DRUMMING UPSTREAM LEADERBOARD
Since “Bobby Jean” is the first entry in Drumming Upstream it will stand alone at the top of the Drumming Upstream Leaderboard:
“Bobby Jean” by Bruce Springsteen
For those that want to listen along with this project, you can hear the Drumming Upstream Leaderboard in this playlist
Putting this first entry together was a lot more work than I expected, so I’m not sure if I’ll be able to get to the second entry ready for next week’s newsletter, but it will feature a song that hardly resembles “Bobby Jean” at all. In fact, it doesn’t even have “real” drums on it! See you when I see you. Good luck, goodbye.
I had another possible entry point around the same time in Light This City’s melodeath version of “Born To Run.” However that doesn’t fit into the category of music that I enjoy. No knock on the band, they’ll also show up in this series, but the cover doesn’t work.

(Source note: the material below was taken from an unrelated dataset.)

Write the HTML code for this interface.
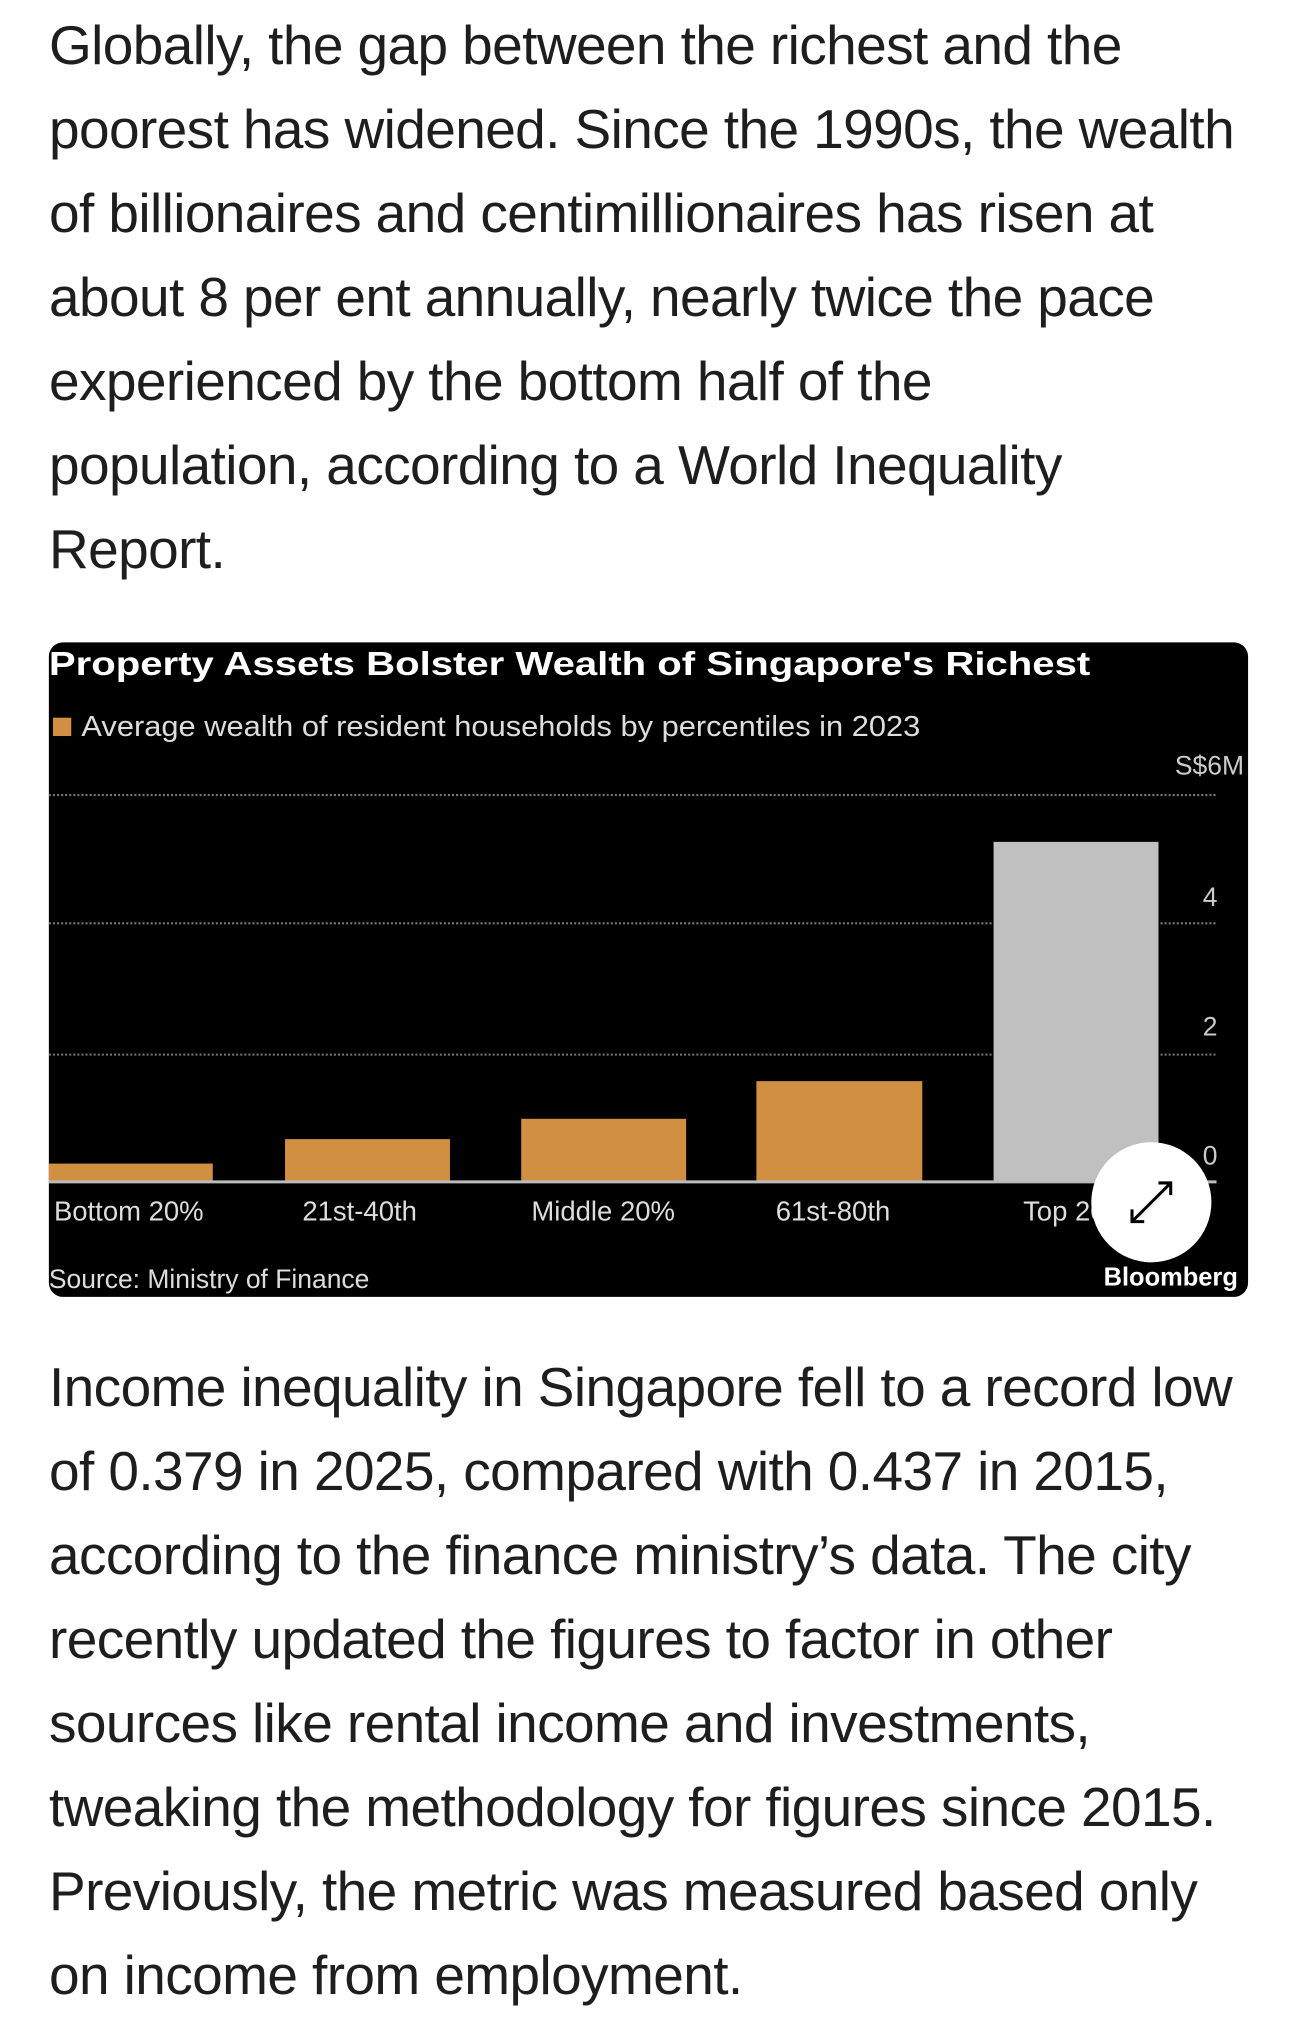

When I was working on the outline for this entry Montana Levy, the biggest Bruce Springsteen fan I knew, was still alive. I’ve already written about how much I wish I had said to her if I had known that we had such little time left. I won’t go over it again here, but her death will hang over this song and every other Springsteen song in this series.
That’s “beats per minute,” the standard measurement system for tempo.
Arcade Fire will eventually appear in Drumming Upstream.